Linux 4.1 Brings Many Potentially Risky x86/ASM Changes

Written by Michael Larabel in Linux Kernel on 13 April 2015 at 12:27 PM EDT. 6 Comments
LINUX KERNEL
Another one of the Linux 4.1 pull requests sent in today by Ingo Molnar is for the x86/asm code.

There's a lot of new work that's gone into the Linux 4.1 kernel with this pull, which could potentially cause regressions, particularly with the Assembly code. The developers have tried testing the code on many different x86 boxes, but there's risk of regression when exposing the code to many more systems in the days and weeks ahead.

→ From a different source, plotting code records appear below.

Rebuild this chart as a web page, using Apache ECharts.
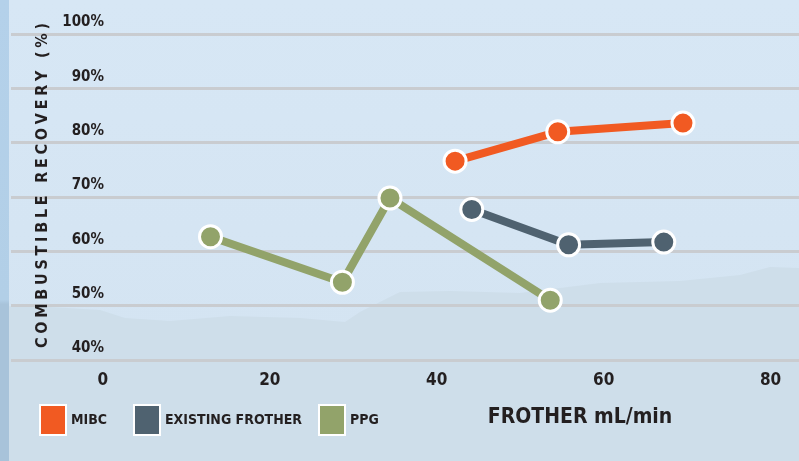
<!DOCTYPE html>
<html>
<head>
<meta charset="utf-8">
<script src="https://cdn.jsdelivr.net/npm/echarts@6/dist/echarts.min.js"></script>
<style>
  html, body { margin: 0; padding: 0; }
  #chart { width: 799px; height: 461px; }
</style>
</head>
<body>
<div id="chart"></div>
<script>
// data: [frother mL/min, recovery %]
const mibc = [[42.2, 76.6], [54.5, 82.0], [69.5, 83.6]];
const existingFrother = [[44.2, 67.7], [55.8, 61.2], [67.2, 61.7]];
const ppg = [[12.9, 62.7], [28.7, 54.3], [34.4, 69.8], [53.6, 51.0]];
const seriesNames = ['MIBC', 'EXISTING FROTHER', 'PPG'];
const xTicks = [0, 20, 40, 60, 80];
const yTitle = 'COMBUSTIBLE RECOVERY (%)';
const xTitle = 'FROTHER mL/min';

const FONT = "'Liberation Sans Narrow', 'DejaVu Sans Condensed', sans-serif";
const INK = '#231f20';
const colors = ['#f15a22', '#4f6270', '#92a36a'];

let myChart = echarts.init(document.getElementById('chart'));

function lineSeries(name, data, color) {
    return {
        name: name,
        type: 'line',
        data: data,
        symbol: 'circle',
        symbolSize: 22,
        lineStyle: { width: 8, color: color },
        itemStyle: { color: color, borderColor: '#fff', borderWidth: 3 },
        emphasis: { disabled: true }
    };
}

// letter-spaced vertical axis title, laid out letter by letter (bottom to top)
const titleFont = 'bold 16px ' + FONT;
const ctx = document.createElement('canvas').getContext('2d');
ctx.font = titleFont;
const widths = Array.from(yTitle).map(c => ctx.measureText(c).width);
const titleBottom = 348, titleTop = 23;
const gap = (titleBottom - titleTop - widths.reduce((a, b) => a + b, 0)) / (yTitle.length - 1);
let titleLetters = [];
let pos = titleBottom;
for (let i = 0; i < yTitle.length; i++) {
    titleLetters.push({
        type: 'text', silent: true, z: 50,
        x: 43, y: pos - widths[i] / 2, rotation: Math.PI / 2,
        style: {
            text: yTitle[i],
            fill: INK,
            font: titleFont,
            align: 'center',
            verticalAlign: 'middle'
        }
    });
    pos -= widths[i] + gap;
}

// one legend per item so each square sits where it does in the picture
const legendLefts = [34, 128, 313];
const legends = seriesNames.map((n, i) => ({
    data: [n],
    left: legendLefts[i],
    top: 399,
    icon: 'rect',
    itemWidth: 26,
    itemHeight: 30,
    selectedMode: false,
    textStyle: { color: INK, fontSize: 14, fontWeight: 'bold', fontFamily: FONT }
}));

const option = {
    animation: false,
    color: colors,
    graphic: [
        // sky background
        {
            type: 'rect', z: -100, silent: true,
            shape: { x: 0, y: 0, width: 799, height: 461 },
            style: {
                fill: new echarts.graphic.LinearGradient(0, 0, 0, 1, [
                    { offset: 0, color: '#d7e7f5' },
                    { offset: 1, color: '#d3e3f1' }
                ])
            }
        },
        // hazy hills
        {
            type: 'polygon', z: -99, silent: true,
            shape: {
                points: [[0, 306], [50, 307], [100, 310], [125, 318], [170, 321], [230, 316],
                         [300, 318], [345, 322], [360, 312], [400, 292], [450, 291],
                         [520, 293], [560, 288], [600, 283], [680, 281], [740, 275],
                         [770, 267], [799, 268], [799, 461], [0, 461]]
            },
            style: { fill: '#cedeea' }
        },
        // left strip
        {
            type: 'rect', z: -98, silent: true,
            shape: { x: 0, y: 0, width: 9, height: 461 },
            style: {
                fill: new echarts.graphic.LinearGradient(0, 0, 0, 1, [
                    { offset: 0, color: '#b4d1ea' },
                    { offset: 0.65, color: '#b2cfe7' },
                    { offset: 0.66, color: '#a8c3da' },
                    { offset: 1, color: '#a8c3da' }
                ])
            }
        },
        ...titleLetters,
        {
            type: 'text', silent: true, z: 50,
            x: 580, y: 418,
            style: {
                text: xTitle,
                fill: INK,
                font: 'bold 21px ' + FONT,
                align: 'center',
                verticalAlign: 'middle'
            }
        }
    ],
    legend: legends,
    grid: { left: 11, right: 0, top: 34, bottom: 101, containLabel: false },
    xAxis: {
        type: 'value',
        min: -11,
        max: 83.4,
        axisLine: { show: false },
        axisTick: { show: false },
        splitLine: { show: false },
        axisLabel: {
            customValues: xTicks,
            margin: 12,
            color: INK,
            fontSize: 17,
            fontWeight: 'bold',
            fontFamily: FONT
        }
    },
    yAxis: {
        type: 'value',
        min: 40,
        max: 100,
        interval: 10,
        axisLine: { show: false },
        axisTick: { show: false },
        splitLine: { lineStyle: { color: '#c9ccd0', width: 3 } },
        axisLabel: {
            inside: true,
            margin: 93,
            align: 'right',
            verticalAlign: 'bottom',
            padding: [0, 0, 4, 0],
            formatter: '{value}%',
            color: INK,
            fontSize: 15,
            fontWeight: 'bold',
            fontFamily: FONT
        }
    },
    series: [
        lineSeries(seriesNames[0], mibc, colors[0]),
        lineSeries(seriesNames[1], existingFrother, colors[1]),
        lineSeries(seriesNames[2], ppg, colors[2])
    ]
};

myChart.setOption(option);
</script>
</body>
</html>
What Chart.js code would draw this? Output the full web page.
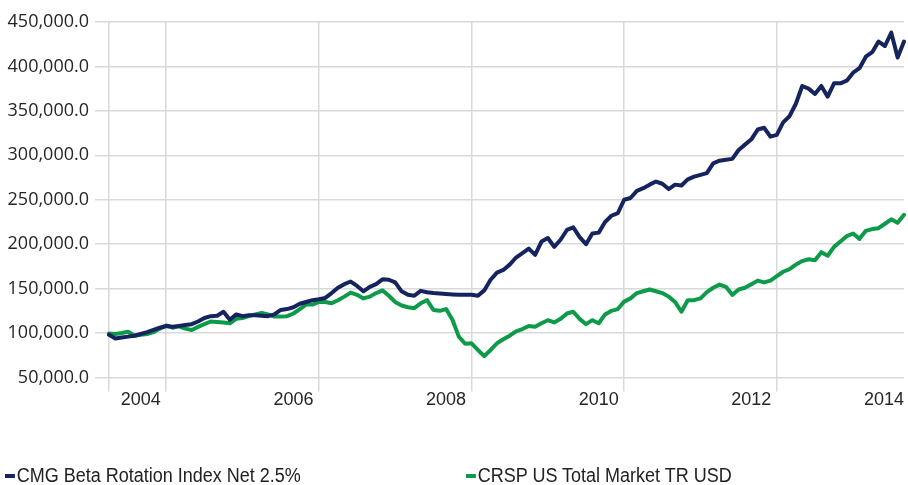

Ingo explained:
- over 100 separate cleanups, restructuring changes, speedups and fixes in the x86 system call, irq, trap and other entry code, part of a heroic effort to deobfuscate a decade old spaghetti asm code and its C code dependencies. (Denys Vlasenko, Andy Lutomirski)

- alternatives code fixes and enhancements (Borislav Petkov)

- simplifications and cleanups to the compat code. (Brian Gerst)

- signal handling fixes and new x86 testcases. (Andy Lutomirski)

- various other fixes and cleanups

By their nature many of these changes are risky - we tried to test them well on many different x86 systems (there are no known regressions), and they are split up finely to help bisection - but there's still a fair bit of residual risk left so caveat emptor.
The full list of x86/asm changes for the Linux 4.1 merge window can be found via the pull request.